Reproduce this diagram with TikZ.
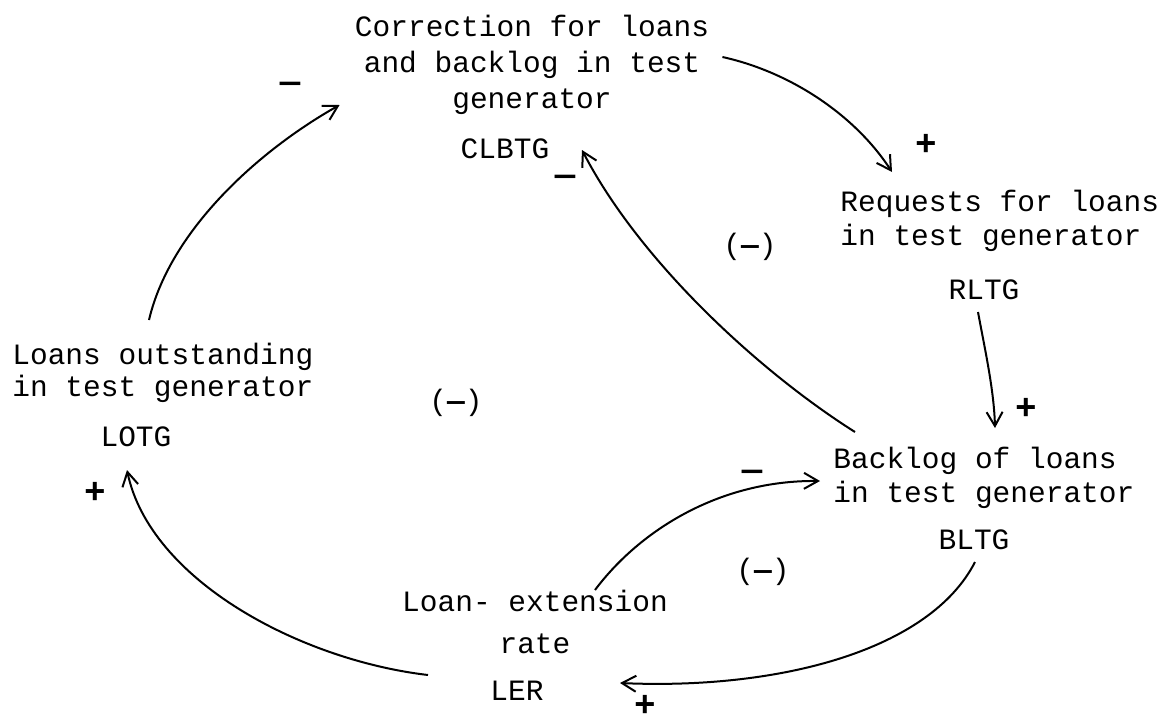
\documentclass[tikz,border=0pt]{standalone}
\usepackage{fontspec}
\newfontfamily\tw{Liberation Mono}
\usetikzlibrary{arrows.meta,calc}
\begin{document}
\begin{tikzpicture}[x=0.5pt,y=-0.5pt,
  txt/.style={font=\tw\fontsize{14.75}{17}\selectfont, inner sep=0pt},
  desc/.style={txt, anchor=north west, align=left},
  abbr/.style={txt},
  loopsign/.style={txt},
  plus/.style={font=\tw\bfseries\fontsize{18}{18}\selectfont, inner sep=0pt},
  minus/.style={font=\tw\bfseries\fontsize{17}{17}\selectfont, inner sep=0pt},
  link/.style={line width=1pt, -{Straight Barb[length=7pt,width=8pt]}}]
\useasboundingbox (0,0) rectangle (1158,723);

% variables: description and abbreviation
\node[txt, anchor=north, align=center] (clbtg) at (532,15)
  {Correction for loans\\[1pt]and backlog in test\\[1pt]generator};
\node[abbr] (clbtgId) at (505,149) {CLBTG};

\node[desc] (rltg) at (840,190) {Requests for loans\\in test generator};
\node[abbr] (rltgId) at (984,290) {RLTG};

\node[desc] (lotg) at (12,343) {Loans outstanding\\[-1pt]in test generator};
\node[abbr] (lotgId) at (136,437) {LOTG};

\node[desc] (bltg) at (833,447) {Backlog of loans\\in test generator};
\node[abbr] (bltgId) at (974,540) {BLTG};

\node[txt, anchor=north, align=center] (ler) at (535,590)
  {Loan- extension\\[4pt]rate};
\node[abbr] (lerId) at (517,691) {LER};

% loop polarities
\node[loopsign] (loopA) at (750,247) {(\textbf{—})};
\node[loopsign] (loopB) at (456,403) {(\textbf{—})};
\node[loopsign] (loopC) at (763,572) {(\textbf{—})};

% link polarities
\node[minus] (sA) at (290,87) {—};
\node[minus] (sB) at (565,180) {—};
\node[minus] (sC) at (752,475) {—};
\node[plus] (sD) at (926,145) {+};
\node[plus] (sE) at (1026,409) {+};
\node[plus] (sF) at (95,493) {+};
\node[plus] (sG) at (645,706) {+};

% causal links
\draw[link] ($(lotg.north west)+(137,-23)$)
  .. controls +(21,-90) and +(-80,45) .. ($(clbtg.north west)+(-15,90)$);
\draw[link] ($(clbtg.north east)+(13,42)$)
  .. controls +(68,15) and +(-37,-57) .. ($(rltg.north west)+(52,-18)$);
\draw[link] ($(rltgId)+(-6,22)$)
  .. controls +(7,38) and +(-1,-38) .. ($(bltg.north west)+(162,-19)$);
\draw[link] ($(bltg.north west)+(22,-15)$)
  .. controls +(-95,-60) and +(58,112) .. ($(clbtgId)+(77,1)$);
\draw[link] ($(ler.north)+(60,0)$)
  .. controls +(45,-60) and +(-100,-1) .. ($(bltg.north west)+(-13,34)$);
\draw[link] ($(bltgId)+(1,22)$)
  .. controls +(-45,88) and +(160,7) .. ($(lerId)+(103,-8)$);
\draw[link] ($(lerId)+(-89,-16)$)
  .. controls +(-128,-15) and +(23,110) .. ($(lotgId)+(-9,33)$);
\end{tikzpicture}
\end{document}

-- YOUR INSTRUCTIONS --
Go from the first line of the listing to the line holding "(loopC) at (763,572)" and, please, transcribe those lines exactly, both included, with no pictures.

-- RESULT --
Reproduce this diagram with TikZ.
\documentclass[tikz,border=0pt]{standalone}
\usepackage{fontspec}
\newfontfamily\tw{Liberation Mono}
\usetikzlibrary{arrows.meta,calc}
\begin{document}
\begin{tikzpicture}[x=0.5pt,y=-0.5pt,
  txt/.style={font=\tw\fontsize{14.75}{17}\selectfont, inner sep=0pt},
  desc/.style={txt, anchor=north west, align=left},
  abbr/.style={txt},
  loopsign/.style={txt},
  plus/.style={font=\tw\bfseries\fontsize{18}{18}\selectfont, inner sep=0pt},
  minus/.style={font=\tw\bfseries\fontsize{17}{17}\selectfont, inner sep=0pt},
  link/.style={line width=1pt, -{Straight Barb[length=7pt,width=8pt]}}]
\useasboundingbox (0,0) rectangle (1158,723);

% variables: description and abbreviation
\node[txt, anchor=north, align=center] (clbtg) at (532,15)
  {Correction for loans\\[1pt]and backlog in test\\[1pt]generator};
\node[abbr] (clbtgId) at (505,149) {CLBTG};

\node[desc] (rltg) at (840,190) {Requests for loans\\in test generator};
\node[abbr] (rltgId) at (984,290) {RLTG};

\node[desc] (lotg) at (12,343) {Loans outstanding\\[-1pt]in test generator};
\node[abbr] (lotgId) at (136,437) {LOTG};

\node[desc] (bltg) at (833,447) {Backlog of loans\\in test generator};
\node[abbr] (bltgId) at (974,540) {BLTG};

\node[txt, anchor=north, align=center] (ler) at (535,590)
  {Loan- extension\\[4pt]rate};
\node[abbr] (lerId) at (517,691) {LER};

% loop polarities
\node[loopsign] (loopA) at (750,247) {(\textbf{—})};
\node[loopsign] (loopB) at (456,403) {(\textbf{—})};
\node[loopsign] (loopC) at (763,572) {(\textbf{—})};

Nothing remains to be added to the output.